Ringfort (Cashel), Acres By., Co. Cork
Co. Cork |
Ringforts
On the SSW-facing slope of Miland Hill in West Cork, a circular stone enclosure sits atop a low knoll in open pasture, unremarkable at first glance but quietly layered with detail.
At its centre, an overgrown mound rises to just under a metre, and within that mound sits a depression roughly four metres across. On both editions of the Ordnance Survey map, this hollow is labelled simply as a "cave", which is the kind of cartographic understatement that tends to mean something more deliberate lies beneath.
The enclosure is a cashel, the stone-built equivalent of the more familiar earthen ringfort, a form of enclosed farmstead common in early medieval Ireland, typically associated with the period between roughly the sixth and tenth centuries. This example measures about 26.5 metres north to south and 25.8 metres east to west, with the inner face of the surrounding wall still standing to around 0.6 metres, and surviving outer sections suggesting the wall was originally some 2.75 metres wide, substantial enough to have been a serious boundary. The mound at the centre, overgrown and subcircular, is the more intriguing feature. According to Nyhan, cited in McCarthy's 1977 work, a souterrain was discovered here. A souterrain is an underground stone-lined passage or chamber, built in early medieval Ireland for purposes that are still debated, storage, refuge, and ventilation of a dwelling above have all been proposed. The central depression, half a metre deep and consistent with a collapsed or partially excavated underground structure, corresponds with what the Ordnance Survey mapmakers were recording, however obliquely, when they marked the spot as a cave.

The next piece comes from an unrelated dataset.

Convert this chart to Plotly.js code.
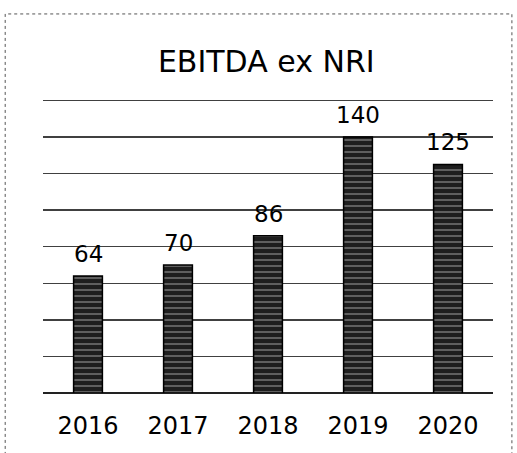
<!DOCTYPE html>
<html><head><meta charset="utf-8">
<script src="https://cdn.plot.ly/plotly-3.0.1.min.js"></script>
<style>html,body{margin:0;padding:0;background:#fff;}#chart{width:517px;height:453px;}</style>
</head><body><div id="chart"></div>
<script>
const years = [2016, 2017, 2018, 2019, 2020];
const ebitda = [64, 70, 86, 140, 125];
const chartTitle = 'EBITDA ex NRI';

const font = 'DejaVu Sans, Verdana, sans-serif';
const trace = {
  type: 'bar', x: years, y: ebitda,
  marker: {color: '#1e1e1e', line: {color: '#000', width: 1.5},
           pattern: {shape: '-', fgcolor: '#8a8a8a', bgcolor: '#1e1e1e', size: 6, solidity: 0.2}},
  hoverinfo: 'skip'
};
const annotations = years.map((yr, i) => ({
  x: yr, y: ebitda[i], xref: 'x', yref: 'y', text: String(ebitda[i]),
  showarrow: false, yanchor: 'bottom', yshift: 7,
  font: {family: font, size: 23, color: '#000'}
}));
const layout = {
  width: 517, height: 453,
  margin: {l: 43, r: 24, t: 95, b: 60},
  paper_bgcolor: '#fff', plot_bgcolor: '#fff',
  bargap: 0.68,
  title: {text: chartTitle, font: {family: font, size: 30, color: '#000'}, x: 0.515, xanchor: 'center', y: 0.865, yanchor: 'middle'},
  xaxis: {range: [2015.5, 2020.5], tickmode: 'array', tickvals: years, ticktext: years.map(String), tickfont: {family: font, size: 24, color: '#000'}, ticklabelstandoff: 16, showline: false, showgrid: false, zeroline: false, ticks: ''},
  yaxis: {range: [0, 163], tickmode: 'linear', tick0: 0, dtick: 20, showticklabels: false, showgrid: true, gridcolor: '#404040', gridwidth: 1.5, zeroline: true, zerolinecolor: '#222', zerolinewidth: 1.5, showline: false, ticks: ''},
  showlegend: false,
  annotations: annotations,
  shapes: [{type: 'rect', xref: 'paper', yref: 'paper', x0: -0.084, x1: 1.042, y0: -0.22, y1: 1.272, line: {color: '#555', width: 1, dash: 'dot'}}]
};
Plotly.newPlot('chart', [trace], layout, {displayModeBar: false, staticPlot: true});
</script></body></html>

The site sits in farmland, so access would depend on the landowner, and the overgrown condition of the central mound means the surface evidence is subtle rather than immediately legible. The well-preserved inner wall face and the surviving outer sections to the north-east, east-south-east, and west-south-west reward a careful circuit of the enclosure, giving a clear sense of the original scale of the structure.